The quality gap between local and cloud AI varies significantly by hardware. Users with high-end GPUs (24GB+ VRAM) running 70B parameter fine-tuned models will experience quality that approaches the better cloud platforms. Users with mid-range hardware (8-16GB VRAM) running 7B to 13B models will experience noticeably lower quality than top cloud platforms, though still useful for basic adult conversation. The hardware investment needed to match cloud quality is significant — roughly $1,000-$2,000 for a consumer GPU that handles large models well.
Can I use local AI sexting tools without technical knowledge?
LM Studio has made local AI accessible enough that users comfortable with installing software and following setup guides can get started without command-line knowledge. SillyTavern requires more technical comfort but has extensive documentation and an active community providing setup assistance. Ollama and direct llama.cpp are for technical users comfortable with command-line interfaces. The minimum barrier to entry for a functional local AI sexting setup is about two hours of setup time with LM Studio as the frontend.
Are local AI sexting tools completely free?
Yes — the software (LM Studio, SillyTavern, Ollama) is free and open source. The language models available for local use are also free to download and run.
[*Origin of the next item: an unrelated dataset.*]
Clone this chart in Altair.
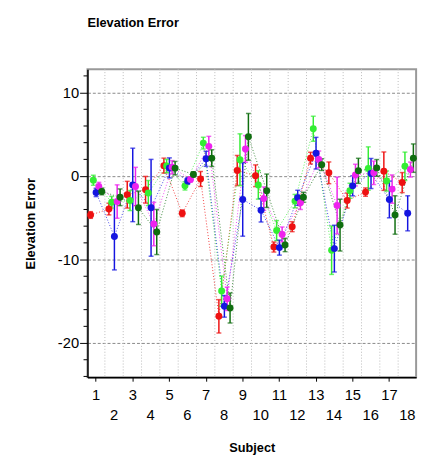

The only costs are the hardware (which you already own or need to purchase) and electricity consumption during model inference. This makes local AI the most cost-effective long-term option for frequent users who are willing to make the initial hardware investment.
What is the biggest disadvantage of local AI sexting tools?
Setup complexity and hardware requirements are the primary disadvantages for most users. A secondary disadvantage is that local models do not receive the continuous quality improvements that cloud platforms apply through ongoing fine-tuning — you must manually download updated models when better versions are released. Local models also cannot access real-time information, and conversation history management is less polished than cloud platforms that have invested in user experience design for session management.
Conclusion
Local AI sexting tools in 2026 deliver genuine privacy advantages that no cloud platform can match, with LM Studio providing the most accessible entry point and SillyTavern offering the deepest customization for experienced users. Quality is hardware-dependent, with high-end setups approaching cloud platform performance and mid-range hardware producing capable but clearly inferior results. For users whose privacy requirements justify the setup investment and hardware cost, local tools are the definitive choice. For users seeking maximum quality with minimal setup friction, top cloud platforms remain the more practical option despite their inherent privacy trade-offs.